Recipe by 2Bleu
This delicious recipe made up of fresh fruit and lots of vegetables makes 3 huge (or 4 generous) servings yet has less than 400 calories & is a COMPLETE meal (how cool is that?!!). Prep the vegetables ahead of time so your cook time goes fast. Freezes well for left-overs.
Top Review by Sydney Mike
I picked this as one of three chicken recipes to make in a 'cooking class' I held at my place for a handful of other residents in my mobile home park! An interesting & enjoyable but time-consuming event! Anyway the participants had fun & were happy in every way with the chicken dishes we made! Followed your recipe right on down, though we doubled it, & had a 5-star entree! Thanks for sharing your recipe! [Tagged & made in Please Review My Recipe]

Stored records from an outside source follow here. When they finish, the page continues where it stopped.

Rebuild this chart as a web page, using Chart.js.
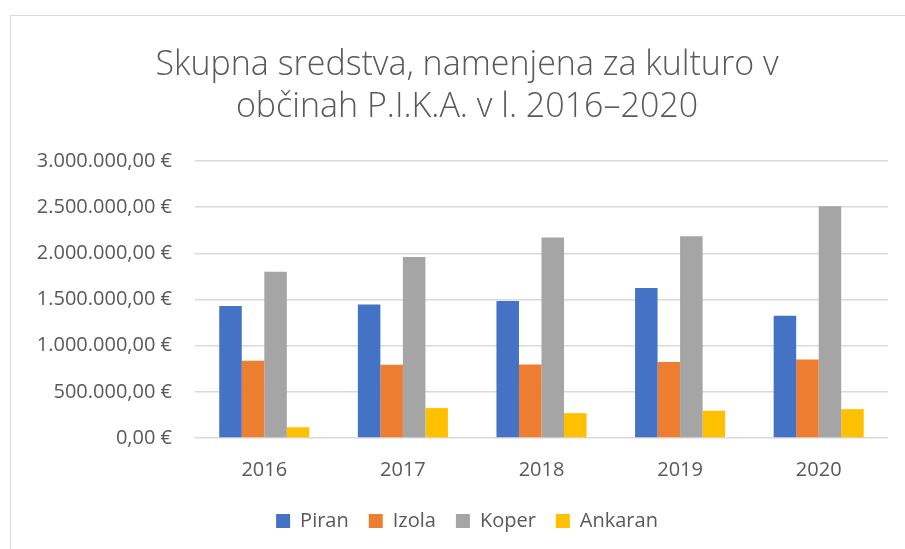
<!DOCTYPE html>
<html>
<head>
<meta charset="utf-8">
<script src="https://cdn.jsdelivr.net/npm/chart.js@4.4.1/dist/chart.umd.min.js"></script>
<style>
  html, body { margin: 0; padding: 0; background: #fff; overflow: hidden; }
  #frame {
    position: absolute; left: 10px; top: 15px;
    width: 912px; height: 545px;
    border-left: 1px solid #d9d9d9; border-top: 1px solid #d9d9d9;
  }
</style>
</head>
<body>
<div id="frame"><canvas id="chart" width="912" height="545"></canvas></div>
<script>
const years = ["2016", "2017", "2018", "2019", "2020"];
const piran = [1430000, 1447000, 1484000, 1625000, 1324000];
const izola = [836000, 793000, 796000, 822000, 851000];
const koper = [1800000, 1960000, 2171000, 2185000, 2509000];
const ankaran = [116000, 324000, 269000, 295000, 313000];
const titleLines = ["Skupna sredstva, namenjena za kulturo v", "občinah P.I.K.A. v l. 2016–2020"];

// 1500000 -> "1.500.000,00 €"
function euro(v) {
    const s = Math.round(v).toString().replace(/\B(?=(\d{3})+(?!\d))/g, ".");
    return s + ",00 €";
}

const textColor = "#595959";
const font = "'Open Sans', 'Liberation Sans', sans-serif";

// long euro labels stick out past the padding; widen the clip box of the y axis
const unclipLabels = {
    id: "unclipLabels",
    afterLayout(chart) {
        chart.scales.y.left = 0;
    },
};

const ctx = document.getElementById("chart");

new Chart(ctx, {
    type: "bar",
    data: {
        labels: years,
        datasets: [
            { label: "Piran", data: piran, backgroundColor: "#4472C4" },
            { label: "Izola", data: izola, backgroundColor: "#ED7D31" },
            { label: "Koper", data: koper, backgroundColor: "#A5A5A5" },
            { label: "Ankaran", data: ankaran, backgroundColor: "#FFC000" },
        ],
    },
    options: {
        responsive: false,
        animation: false,
        maintainAspectRatio: false,
        datasets: {
            bar: { categoryPercentage: 0.65, barPercentage: 1.0 },
        },
        layout: { padding: { left: 35, right: 35, top: 28, bottom: 20 } },
        scales: {
            x: {
                afterFit(scale) { scale.height = 53; },
                grid: { display: false },
                border: { display: false },
                ticks: { color: textColor, font: { family: font, size: 20 }, padding: 12 },
            },
            y: {
                min: 0,
                max: 3000000,
                afterFit(scale) { scale.width = 149; },
                grid: { color: "#d9d9d9", lineWidth: 1.5, drawTicks: false },
                border: { display: false },
                ticks: {
                    stepSize: 500000,
                    color: textColor,
                    padding: 23,
                    font: { family: font, size: 20 },
                    callback: (v) => euro(v),
                },
            },
        },
        plugins: {
            title: {
                display: true,
                text: titleLines,
                color: textColor,
                font: { family: font, size: 34, weight: "300", lineHeight: 1.25 },
                padding: { top: 0, bottom: 32 },
            },
            legend: {
                position: "bottom",
                labels: {
                    color: textColor,
                    font: { family: font, size: 20 },
                    boxWidth: 14,
                    boxHeight: 14,
                    padding: 20,
                },
            },
            tooltip: { enabled: false },
        },
    },
    plugins: [unclipLabels],
});
</script>
</body>
</html>
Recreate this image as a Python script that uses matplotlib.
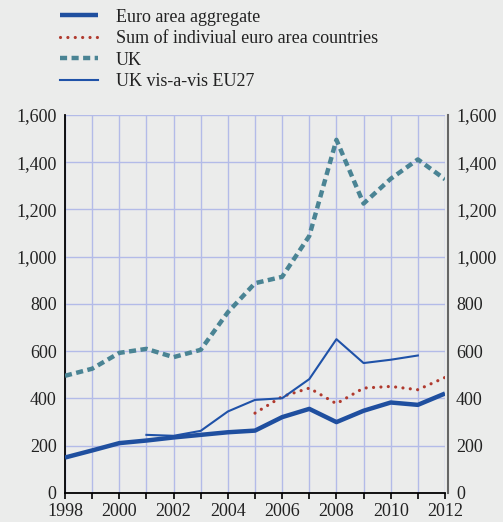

- 1⁄2 lb boneless skinless chicken breast (cut into thin strips about 2-inch long)
- 2 tablespoons low sodium soy sauce
- 1 tablespoon sugar-free apricot jam
- 2 garlic cloves, minced
- 1⁄2 teaspoon fresh ginger, grated
- 1⁄4 teaspoon crushed red pepper flakes
- 1 large red bell pepper, cut into 1-inch chunks (about 1 cup)
- 2 cups snap peas (in pods)
- 3 large carrots, thin sliced
- 1 yellow onion, quartered (or cut into 6 segments)
- 2 cups fresh pineapple, cut into 1-inch cubes
- 2 tablespoons sugar-free apricot jam (again)
- 2 cups cooked brown rice
- Place chicken in a large shallow dish. In a small bowl, whisk together soy sauce, jam, garlic, ginger and pepper flakes. Pour soy sauce mixture over chicken, tossing gently. Cover and refrigerate for at least 30 minutes or up to 8 hours.
- Heat a large nonstick skillet over medium-high heat. Add chicken and marinade and saute for 5 minutes or until chicken is cooked through.
- Add bell peppers, snap peas, carrots, and onion and cook for 5 minutes or until vegetables are slightly tender (if you need more liquid in the pan, simply add water).
- Add pineapple and jam and cook for 2 more minutes. Toss in brown rice for about a minute to warm. Serve immediately.